The mass anti-globalisation demonstrations - which began in Seattle at the end of 1999 but intensifed at the meetings of the IMF and World Bank in Washington and Prague - reflected a growing disquiet over who was benefiting from the increasing integration of the world economy.

Demonstrators in Washington form a human chain
Activists surround Congress in Washington
Global leaders, from Bill Clinton to Horst Köhler, head of the International Monetary Fund (IMF), rushed to defend the benefits of global integration - but also acknowledged that the poor needed to be incorporated in the process.

But in practical terms, the momentum for global integration - particularly in relation to trade talks - had been slowed.

There was little enthusiasm for trying to restart a new global trade round after the fiasco of Seattle, and activitists were already organising against further more limited talks about liberalising trade in services.

Arguments about the poor

Even the World Bank and the IMF began to change their tune, acknowledging that the slowdown in economic growth in developing countries, especially in Africa, had meant that world poverty was little changed over the last decade outside of East Asia.
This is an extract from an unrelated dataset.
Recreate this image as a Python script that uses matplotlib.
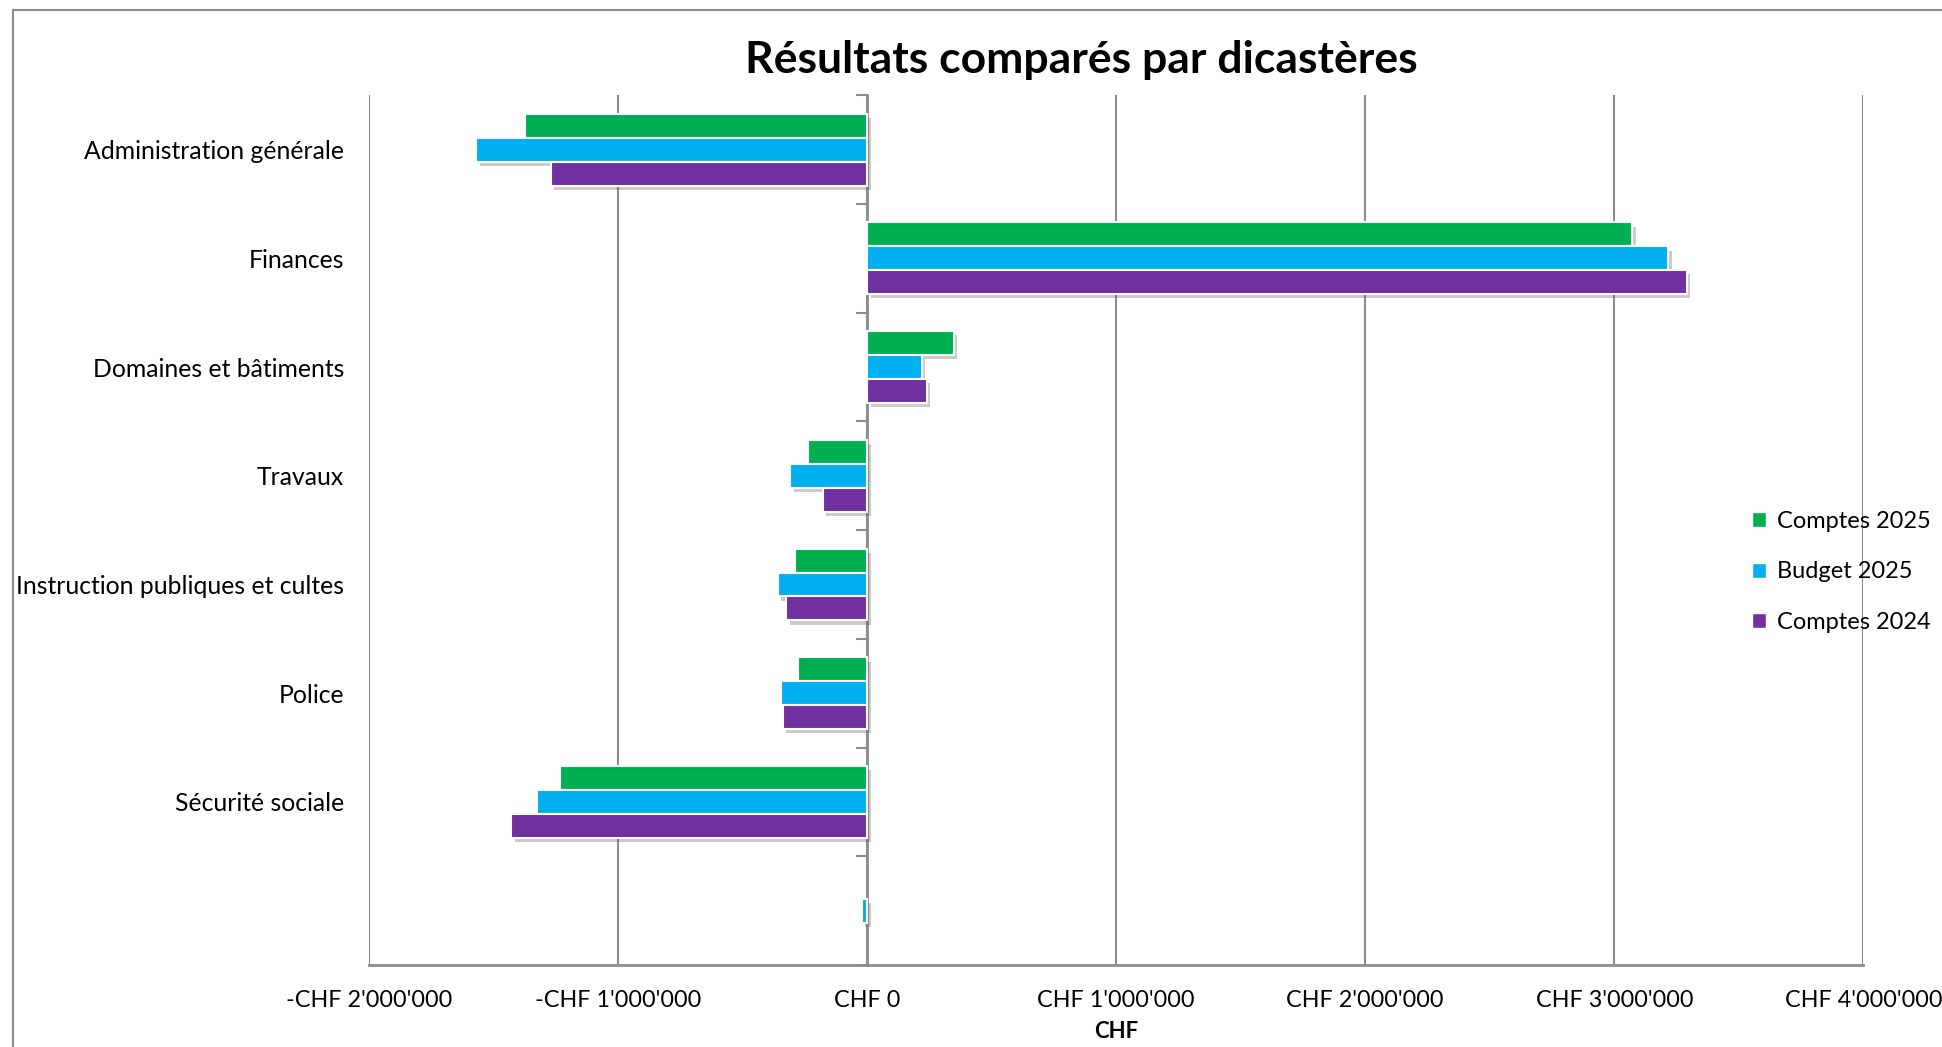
import matplotlib
matplotlib.use('Agg')
import matplotlib.pyplot as plt
import matplotlib.patheffects as pe
from matplotlib.patches import Rectangle, Patch
from matplotlib.ticker import FuncFormatter
import numpy as np

plt.rcParams['font.family'] = ['Lato', 'DejaVu Sans']

categories = ['Administration générale', 'Finances', 'Domaines et bâtiments', 'Travaux',
              'Instruction publiques et cultes', 'Police', 'Sécurité sociale', '']
comptes_2025 = [-1375000, 3073000, 349000, -239000, -289000, -279000, -1235000, 0]
budget_2025 = [-1569000, 3217000, 219000, -309000, -359000, -344000, -1325000, -22000]
comptes_2024 = [-1270000, 3292000, 239000, -179000, -324000, -339000, -1429000, 0]

series = [('Comptes 2025', comptes_2025, '#00B050'),
          ('Budget 2025', budget_2025, '#00B0F0'),
          ('Comptes 2024', comptes_2024, '#7030A0')]

fig = plt.figure(figsize=(19.42, 10.47), dpi=100)
ax = fig.add_axes([0.190, 0.0783, 0.7695, 0.8307])

# chart frame
fig.patches.append(Rectangle((13 / 1942, -0.1), 1.2, 1.1 - 10 / 1047, transform=fig.transFigure,
                             fill=False, edgecolor='#8c8c8c', linewidth=1.5))

y = np.arange(len(categories))
h = 0.22
shadow = [pe.SimplePatchShadow(offset=(2.5, -3), shadow_rgbFace='#555555', alpha=0.3), pe.Normal()]
for i, (name, vals, col) in enumerate(series):
    bars = ax.barh(y + (i - 1) * h, vals, height=h, color=col, edgecolor='white',
                   linewidth=1.5, zorder=3)
    for b, v in zip(bars, vals):
        if v == 0:
            b.set_visible(False)
        else:
            b.set_path_effects(shadow)

ax.set_xlim(-2000000, 4000000)
ax.set_ylim(len(categories) - 0.5, -0.5)
ax.set_xticks(np.arange(-2000000, 4000001, 1000000))


def chf(v, pos):
    n = int(round(v))
    s = "{:,}".format(abs(n)).replace(',', "'")
    return ('-CHF ' if n < 0 else 'CHF ') + s


ax.xaxis.set_major_formatter(FuncFormatter(chf))
ax.tick_params(axis='x', length=0, labelsize=16.8, pad=18)
ax.set_yticks(y)
ax.set_yticklabels(categories)
ax.tick_params(axis='y', length=0, labelsize=17.8, pad=18)
ax.grid(axis='x', color='#8c8c8c', linewidth=1.5, zorder=0)
ax.set_axisbelow(True)
for s in ['top', 'right', 'left']:
    ax.spines[s].set_visible(False)
ax.spines['bottom'].set_color('#8c8c8c')
ax.spines['bottom'].set_linewidth(2)

# vertical axis at zero with category boundary ticks
sec = ax.secondary_yaxis(1 / 3)
sec.set_yticks(np.arange(-0.5, len(categories), 1))
sec.set_yticklabels([])
sec.tick_params(length=8, width=1.5, color='#8c8c8c', direction='out')
sec.spines['left'].set_color('#8c8c8c')
sec.spines['left'].set_linewidth(2)

ax.set_xlabel('CHF', fontsize=16, fontweight='bold', labelpad=7)
fig.suptitle('Résultats comparés par dicastères', x=0.557, y=0.943, fontsize=32,
             fontweight='bold', va='center')

handles = [Patch(facecolor=col, edgecolor='white', label=name) for name, _, col in series]
ax.legend(handles=handles, loc='center left', bbox_to_anchor=(1752 / 1942, 1 - 572 / 1047),
          bbox_transform=fig.transFigure, frameon=False, fontsize=17, handlelength=0.6,
          handleheight=0.6, handletextpad=0.45, labelspacing=1.25, borderaxespad=0, borderpad=0)

fig.savefig('out.png', dpi=100)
Campaigns grew against child labour
And the World Bank published a remarkable report outlining just how big the costs of adjustment to capitalism had been for the former Soviet Union, with poverty rates rising ten-fold to around one in five of the population of Russia in the last ten years.

The IMF and the World Bank renamed their programmes they agreed with poor countries "Poverty Reduction and Growth Strategies", but critics claimed they were little different from the previous version, called Structural Adjustment Programmes, which led to...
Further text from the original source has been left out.